WHAT TO PRODUCE ▸ Quote the whole listing exactly. Leave the pictures out of your copy.

DATA SECTION ▸

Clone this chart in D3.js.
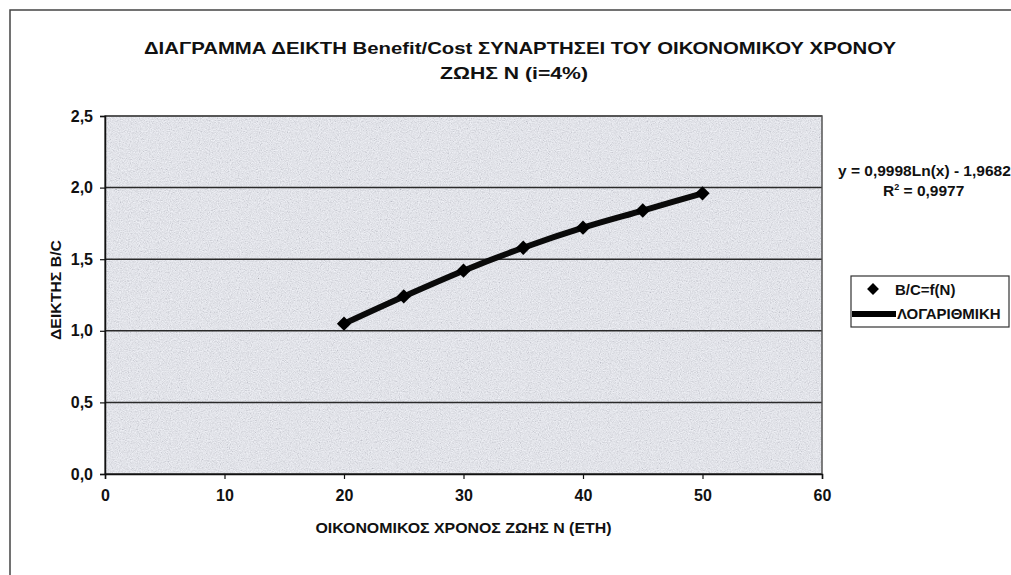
<!DOCTYPE html>
<html>
<head>
<meta charset="utf-8">
<script src="https://cdn.jsdelivr.net/npm/d3@7"></script>
<style>
  body { margin: 0; background: #fff; }
  svg { display: block; font-family: "Liberation Sans", Arial, sans-serif; }
  .tick text { font-weight: bold; font-size: 16px; fill: #111; }
  .axis-label { font-weight: bold; font-size: 14px; fill: #111; }
</style>
</head>
<body>
<div id="chart"></div>
<script>
// Data
var years = [20, 25, 30, 35, 40, 45, 50];
var bcValues = [1.05, 1.24, 1.42, 1.58, 1.72, 1.84, 1.96];
var xTicks = [0, 10, 20, 30, 40, 50, 60];
var yTicks = [0, 0.5, 1.0, 1.5, 2.0, 2.5];
var titleLines = ["ΔΙΑΓΡΑΜΜΑ ΔΕΙΚΤΗ Benefit/Cost ΣΥΝΑΡΤΗΣΕΙ ΤΟΥ ΟΙΚΟΝΟΜΙΚΟΥ ΧΡΟΝΟΥ", "ΖΩΗΣ Ν (i=4%)"];
var seriesNames = ["B/C=f(N)", "ΛΟΓΑΡΙΘΜΙΚΗ"];
var equation = "y = 0,9998Ln(x) - 1,9682";
var rSquared = "0,9977";

var points = years.map(function(d, i) { return { n: d, bc: bcValues[i] }; });

// Dimensions
var svgWidth = 1011, svgHeight = 575,
    margin = { top: 116, right: 189, bottom: 101, left: 105 },
    width = svgWidth - margin.left - margin.right,
    height = svgHeight - margin.top - margin.bottom;

// comma decimal, as in the original
var locale = d3.formatLocale({ decimal: ",", thousands: ".", grouping: [3], currency: ["", "€"] });

var svg = d3.select("#chart").append("svg")
    .attr("width", svgWidth)
    .attr("height", svgHeight);

// speckled background texture of the plot area
var defs = svg.append("defs");
var filter = defs.append("filter").attr("id", "speckle")
    .attr("x", 0).attr("y", 0).attr("width", "100%").attr("height", "100%");
filter.append("feTurbulence")
    .attr("type", "fractalNoise").attr("baseFrequency", 0.9)
    .attr("numOctaves", 2).attr("seed", 4);
filter.append("feColorMatrix")
    .attr("type", "matrix")
    .attr("values", "0.6 0.6 0.6 0 -0.35  0.6 0.6 0.6 0 -0.35  0.6 0.6 0.6 0 -0.3  0 0 0 0 0.3");

// outer chart frame (top and left edges visible)
svg.append("path")
    .attr("d", "M10,575V10H1011")
    .attr("fill", "none")
    .attr("stroke", "#444")
    .attr("stroke-width", 1.5);

var g = svg.append("g")
    .attr("transform", "translate(" + margin.left + "," + margin.top + ")");

var x = d3.scaleLinear().domain([0, 60]).range([0, width]);
var y = d3.scaleLinear().domain([0, 2.5]).range([height, 0]);

// plot area
g.append("rect")
    .attr("width", width).attr("height", height)
    .attr("fill", "#eef0f5");
g.append("rect")
    .attr("width", width).attr("height", height)
    .attr("filter", "url(#speckle)");

// gridlines
g.selectAll(".grid")
    .data(yTicks)
    .join("line")
        .attr("class", "grid")
        .attr("x1", 0).attr("x2", width)
        .attr("y1", function(d) { return y(d); })
        .attr("y2", function(d) { return y(d); })
        .attr("stroke", "#2a2a2a")
        .attr("stroke-width", 1.5);

// plot border
g.append("rect")
    .attr("width", width).attr("height", height)
    .attr("fill", "none")
    .attr("stroke", "#555")
    .attr("stroke-width", 1.5);

// axes
var xAxis = g.append("g")
    .attr("transform", "translate(0," + height + ")")
    .call(d3.axisBottom(x).tickValues(xTicks).tickSize(5).tickPadding(11).tickFormat(d3.format("d")));
var yAxis = g.append("g")
    .call(d3.axisLeft(y).tickValues(yTicks).tickSize(5).tickPadding(7).tickFormat(locale.format(".1f")));
[xAxis, yAxis].forEach(function(a) {
    a.select(".domain").attr("stroke", "#111").attr("stroke-width", 1.5);
    a.selectAll(".tick line").attr("stroke", "#111").attr("stroke-width", 1.2);
    a.attr("font-family", null).attr("font-size", null);
});

// axis titles
g.append("text")
    .attr("class", "axis-label")
    .attr("x", width / 2)
    .attr("y", height + 59)
    .attr("text-anchor", "middle")
    .attr("textLength", 296)
    .attr("lengthAdjust", "spacingAndGlyphs")
    .text("ΟΙΚΟΝΟΜΙΚΟΣ ΧΡΟΝΟΣ ΖΩΗΣ Ν (ΕΤΗ)");
g.append("text")
    .attr("class", "axis-label")
    .attr("transform", "rotate(-90)")
    .attr("x", -height / 2 + 5)
    .attr("y", -44)
    .attr("text-anchor", "middle")
    .attr("textLength", 100)
    .attr("lengthAdjust", "spacingAndGlyphs")
    .text("ΔΕΙΚΤΗΣ B/C");

// logarithmic trendline drawn through the points
var line = d3.line()
    .x(function(d) { return x(d.n); })
    .y(function(d) { return y(d.bc); })
    .curve(d3.curveMonotoneX);
g.append("path")
    .datum(points)
    .attr("fill", "none")
    .attr("stroke", "#0a0a0a")
    .attr("stroke-width", 6)
    .attr("stroke-linecap", "round")
    .attr("d", line);

// diamond markers
var diamond = d3.symbol().type(d3.symbolDiamond2).size(130);
g.selectAll(".dot")
    .data(points)
    .join("path")
        .attr("class", "dot")
        .attr("transform", function(d) { return "translate(" + x(d.n) + "," + y(d.bc) + ")"; })
        .attr("d", diamond)
        .attr("fill", "#000");

// title
var titleWidths = [752, 148];
svg.append("g").selectAll("text")
    .data(titleLines)
    .join("text")
        .attr("x", function(d, i) { return i === 0 ? 520 : 514; })
        .attr("y", function(d, i) { return 54 + i * 25; })
        .attr("text-anchor", "middle")
        .attr("font-weight", "bold")
        .attr("font-size", 17)
        .attr("fill", "#111")
        .attr("textLength", function(d, i) { return titleWidths[i]; })
        .attr("lengthAdjust", "spacingAndGlyphs")
        .text(function(d) { return d; });

// trendline equation (runs past the right edge, as in the original)
var eq = svg.append("text")
    .attr("font-weight", "bold")
    .attr("font-size", 15.5)
    .attr("fill", "#111");
eq.append("tspan").attr("x", 838).attr("y", 176).text(equation);
var r2 = eq.append("tspan").attr("x", 883).attr("y", 196);
r2.append("tspan").text("R");
r2.append("tspan").attr("dy", -6).attr("font-size", 9).text("2");
r2.append("tspan").attr("dy", 6).text(" = " + rSquared);

// legend
var legend = svg.append("g").attr("transform", "translate(851,276)");
legend.append("rect")
    .attr("width", 158).attr("height", 51)
    .attr("fill", "#fff")
    .attr("stroke", "#333")
    .attr("stroke-width", 1.2);
legend.append("path")
    .attr("transform", "translate(22,13)")
    .attr("d", d3.symbol().type(d3.symbolDiamond2).size(90))
    .attr("fill", "#000");
legend.append("line")
    .attr("x1", 1).attr("x2", 45)
    .attr("y1", 38).attr("y2", 38)
    .attr("stroke", "#000").attr("stroke-width", 6);
legend.selectAll(".legend-text")
    .data(seriesNames)
    .join("text")
        .attr("class", "legend-text")
        .attr("x", function(d, i) { return i === 0 ? 44 : 46; })
        .attr("y", function(d, i) { return 19 + i * 24; })
        .attr("font-weight", "bold")
        .attr("font-size", 15)
        .attr("fill", "#111")
        .text(function(d) { return d; });
</script>
</body>
</html>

ANSWER BELOW ▸
Clone this chart in D3.js.
<!DOCTYPE html>
<html>
<head>
<meta charset="utf-8">
<script src="https://cdn.jsdelivr.net/npm/d3@7"></script>
<style>
  body { margin: 0; background: #fff; }
  svg { display: block; font-family: "Liberation Sans", Arial, sans-serif; }
  .tick text { font-weight: bold; font-size: 16px; fill: #111; }
  .axis-label { font-weight: bold; font-size: 14px; fill: #111; }
</style>
</head>
<body>
<div id="chart"></div>
<script>
// Data
var years = [20, 25, 30, 35, 40, 45, 50];
var bcValues = [1.05, 1.24, 1.42, 1.58, 1.72, 1.84, 1.96];
var xTicks = [0, 10, 20, 30, 40, 50, 60];
var yTicks = [0, 0.5, 1.0, 1.5, 2.0, 2.5];
var titleLines = ["ΔΙΑΓΡΑΜΜΑ ΔΕΙΚΤΗ Benefit/Cost ΣΥΝΑΡΤΗΣΕΙ ΤΟΥ ΟΙΚΟΝΟΜΙΚΟΥ ΧΡΟΝΟΥ", "ΖΩΗΣ Ν (i=4%)"];
var seriesNames = ["B/C=f(N)", "ΛΟΓΑΡΙΘΜΙΚΗ"];
var equation = "y = 0,9998Ln(x) - 1,9682";
var rSquared = "0,9977";

var points = years.map(function(d, i) { return { n: d, bc: bcValues[i] }; });

// Dimensions
var svgWidth = 1011, svgHeight = 575,
    margin = { top: 116, right: 189, bottom: 101, left: 105 },
    width = svgWidth - margin.left - margin.right,
    height = svgHeight - margin.top - margin.bottom;

// comma decimal, as in the original
var locale = d3.formatLocale({ decimal: ",", thousands: ".", grouping: [3], currency: ["", "€"] });

var svg = d3.select("#chart").append("svg")
    .attr("width", svgWidth)
    .attr("height", svgHeight);

// speckled background texture of the plot area
var defs = svg.append("defs");
var filter = defs.append("filter").attr("id", "speckle")
    .attr("x", 0).attr("y", 0).attr("width", "100%").attr("height", "100%");
filter.append("feTurbulence")
    .attr("type", "fractalNoise").attr("baseFrequency", 0.9)
    .attr("numOctaves", 2).attr("seed", 4);
filter.append("feColorMatrix")
    .attr("type", "matrix")
    .attr("values", "0.6 0.6 0.6 0 -0.35  0.6 0.6 0.6 0 -0.35  0.6 0.6 0.6 0 -0.3  0 0 0 0 0.3");

// outer chart frame (top and left edges visible)
svg.append("path")
    .attr("d", "M10,575V10H1011")
    .attr("fill", "none")
    .attr("stroke", "#444")
    .attr("stroke-width", 1.5);

var g = svg.append("g")
    .attr("transform", "translate(" + margin.left + "," + margin.top + ")");

var x = d3.scaleLinear().domain([0, 60]).range([0, width]);
var y = d3.scaleLinear().domain([0, 2.5]).range([height, 0]);

// plot area
g.append("rect")
    .attr("width", width).attr("height", height)
    .attr("fill", "#eef0f5");
g.append("rect")
    .attr("width", width).attr("height", height)
    .attr("filter", "url(#speckle)");

// gridlines
g.selectAll(".grid")
    .data(yTicks)
    .join("line")
        .attr("class", "grid")
        .attr("x1", 0).attr("x2", width)
        .attr("y1", function(d) { return y(d); })
        .attr("y2", function(d) { return y(d); })
        .attr("stroke", "#2a2a2a")
        .attr("stroke-width", 1.5);

// plot border
g.append("rect")
    .attr("width", width).attr("height", height)
    .attr("fill", "none")
    .attr("stroke", "#555")
    .attr("stroke-width", 1.5);

// axes
var xAxis = g.append("g")
    .attr("transform", "translate(0," + height + ")")
    .call(d3.axisBottom(x).tickValues(xTicks).tickSize(5).tickPadding(11).tickFormat(d3.format("d")));
var yAxis = g.append("g")
    .call(d3.axisLeft(y).tickValues(yTicks).tickSize(5).tickPadding(7).tickFormat(locale.format(".1f")));
[xAxis, yAxis].forEach(function(a) {
    a.select(".domain").attr("stroke", "#111").attr("stroke-width", 1.5);
    a.selectAll(".tick line").attr("stroke", "#111").attr("stroke-width", 1.2);
    a.attr("font-family", null).attr("font-size", null);
});

// axis titles
g.append("text")
    .attr("class", "axis-label")
    .attr("x", width / 2)
    .attr("y", height + 59)
    .attr("text-anchor", "middle")
    .attr("textLength", 296)
    .attr("lengthAdjust", "spacingAndGlyphs")
    .text("ΟΙΚΟΝΟΜΙΚΟΣ ΧΡΟΝΟΣ ΖΩΗΣ Ν (ΕΤΗ)");
g.append("text")
    .attr("class", "axis-label")
    .attr("transform", "rotate(-90)")
    .attr("x", -height / 2 + 5)
    .attr("y", -44)
    .attr("text-anchor", "middle")
    .attr("textLength", 100)
    .attr("lengthAdjust", "spacingAndGlyphs")
    .text("ΔΕΙΚΤΗΣ B/C");

// logarithmic trendline drawn through the points
var line = d3.line()
    .x(function(d) { return x(d.n); })
    .y(function(d) { return y(d.bc); })
    .curve(d3.curveMonotoneX);
g.append("path")
    .datum(points)
    .attr("fill", "none")
    .attr("stroke", "#0a0a0a")
    .attr("stroke-width", 6)
    .attr("stroke-linecap", "round")
    .attr("d", line);

// diamond markers
var diamond = d3.symbol().type(d3.symbolDiamond2).size(130);
g.selectAll(".dot")
    .data(points)
    .join("path")
        .attr("class", "dot")
        .attr("transform", function(d) { return "translate(" + x(d.n) + "," + y(d.bc) + ")"; })
        .attr("d", diamond)
        .attr("fill", "#000");

// title
var titleWidths = [752, 148];
svg.append("g").selectAll("text")
    .data(titleLines)
    .join("text")
        .attr("x", function(d, i) { return i === 0 ? 520 : 514; })
        .attr("y", function(d, i) { return 54 + i * 25; })
        .attr("text-anchor", "middle")
        .attr("font-weight", "bold")
        .attr("font-size", 17)
        .attr("fill", "#111")
        .attr("textLength", function(d, i) { return titleWidths[i]; })
        .attr("lengthAdjust", "spacingAndGlyphs")
        .text(function(d) { return d; });

// trendline equation (runs past the right edge, as in the original)
var eq = svg.append("text")
    .attr("font-weight", "bold")
    .attr("font-size", 15.5)
    .attr("fill", "#111");
eq.append("tspan").attr("x", 838).attr("y", 176).text(equation);
var r2 = eq.append("tspan").attr("x", 883).attr("y", 196);
r2.append("tspan").text("R");
r2.append("tspan").attr("dy", -6).attr("font-size", 9).text("2");
r2.append("tspan").attr("dy", 6).text(" = " + rSquared);

// legend
var legend = svg.append("g").attr("transform", "translate(851,276)");
legend.append("rect")
    .attr("width", 158).attr("height", 51)
    .attr("fill", "#fff")
    .attr("stroke", "#333")
    .attr("stroke-width", 1.2);
legend.append("path")
    .attr("transform", "translate(22,13)")
    .attr("d", d3.symbol().type(d3.symbolDiamond2).size(90))
    .attr("fill", "#000");
legend.append("line")
    .attr("x1", 1).attr("x2", 45)
    .attr("y1", 38).attr("y2", 38)
    .attr("stroke", "#000").attr("stroke-width", 6);
legend.selectAll(".legend-text")
    .data(seriesNames)
    .join("text")
        .attr("class", "legend-text")
        .attr("x", function(d, i) { return i === 0 ? 44 : 46; })
        .attr("y", function(d, i) { return 19 + i * 24; })
        .attr("font-weight", "bold")
        .attr("font-size", 15)
        .attr("fill", "#111")
        .text(function(d) { return d; });
</script>
</body>
</html>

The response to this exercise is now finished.